In this article by Pradeeka Seneviratne, author of the book Internet of Things with Arduino Blueprints, goes on to say that for many years and even now, water meter readings are collected manually. To do this, a person has to visit the location where the water meter is installed. In this article, we learn how to make a smart water meter with an LCD screen that has the ability to connect to the Internet wirelessly and serve meter readings to the utility company as well as the consumer.

(For more resources related to this topic, see here.)

In this article, we will:

  • Learn about water flow meters and its basic operation
  • Learn how to mount and plumb a water flow meter to the pipeline
  • Read and count water flow sensor pulses
  • Calculate water flow rate and volume
  • Learn about LCD displays and connecting with Arduino
  • Convert a water flow meter to a simple web server and serve meter readings over the Internet

Prerequisites

The following are the prerequisites:

  • One Arduino UNO board (The latest version is REV 3)
  • One Arduino Wi-Fi Shield (The latest version is REV 3)
  • One Adafruit Liquid flow meter or a similar one
  • One Hitachi HD44780 DRIVER compatible LCD Screen (16x2)
  • One 10K ohm resistor
  • One 10K ohm potentiometer
  • Few Jumper wires with male and female headers (https://www.sparkfun.com/products/9140)

Water Flow Meters

The heart of a water flow meter consists of a Hall Effect sensor that outputs pulses for magnetic field changes.
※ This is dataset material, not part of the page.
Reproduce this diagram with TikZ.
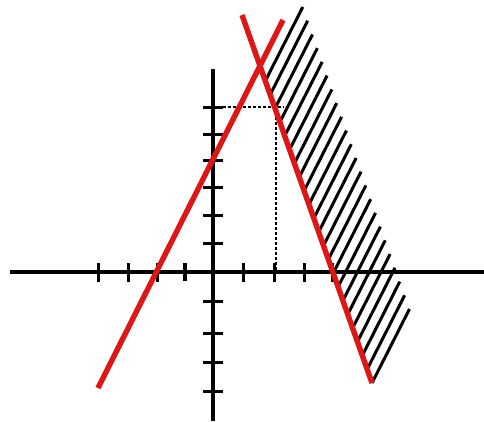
\documentclass[tikz,border=0pt]{standalone}
\usetikzlibrary{calc}
\definecolor{redline}{RGB}{222,22,22}
\tikzset{
  axis/.style={line width=3.4pt,black},
  tick/.style={line width=3pt,black},
  guide/.style={line width=1.5pt,black,dash pattern=on 3pt off 2pt},
  hatch/.style={line width=3pt,black},
  redl/.style={line width=5.4pt,redline},
}
\begin{document}
\begin{tikzpicture}[x=1pt,y=-1pt]
\useasboundingbox (0,0) rectangle (484,421);
% axes
\coordinate (xl) at (10,272);
\coordinate (xr) at (484,272);
\coordinate (yt) at (213,69);
\coordinate (yb) at (213,421);
\draw[axis] (xl) -- (xr);
\draw[axis] (yt) -- (yb);
% x ticks
\foreach \x in {98,128,157,243,274,304,332}
  \draw[tick] (\x,263) -- (\x,282);
\draw[line width=4.4pt] (185,263) -- (185,281);
% y ticks
\foreach \y in {107,134,160,187,215,243,301,333,362,391}
  \draw[tick] (203,\y) -- (223,\y);
% dashed guides
\coordinate (P) at (276,107);
\coordinate (Px) at (276,272);
\coordinate (Py) at (213,107);
\coordinate (Pe) at (284,107);
\draw[guide] (Py) -- (Pe);
\draw[guide] (P) -- (Px);
% red lines
\coordinate (A1) at (98,388);
\coordinate (A2) at (283,20);
\coordinate (B1) at (242,15);
\coordinate (B2) at (372,383);
% hatching
\foreach \i in {0,...,22}{
  \pgfmathsetmacro{\t}{0.1793+\i*0.8207/22}
  \draw[hatch] ($(B1)!\t!(B2)$) -- ++(37.5,-74);
}
\draw[redl] (A1) -- (A2);
\draw[redl] (B1) -- (B2);
\end{tikzpicture}
\end{document}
Inside the housing, there is a small pinwheel with a permanent magnet attached. When the water flows through the housing, the pinwheel begins to spin and the magnet attached to it passes very close to the Hall Effect sensor in every cycle. The Hall Effect sensor is covered with a separate plastic housing to protect it from the water. The result generates an electric pulse that transitions from low voltage to high voltage, or high voltage to low voltage, depending on the attached permanent magnet's polarity. The resulting pulse can be read and counted using Arduino.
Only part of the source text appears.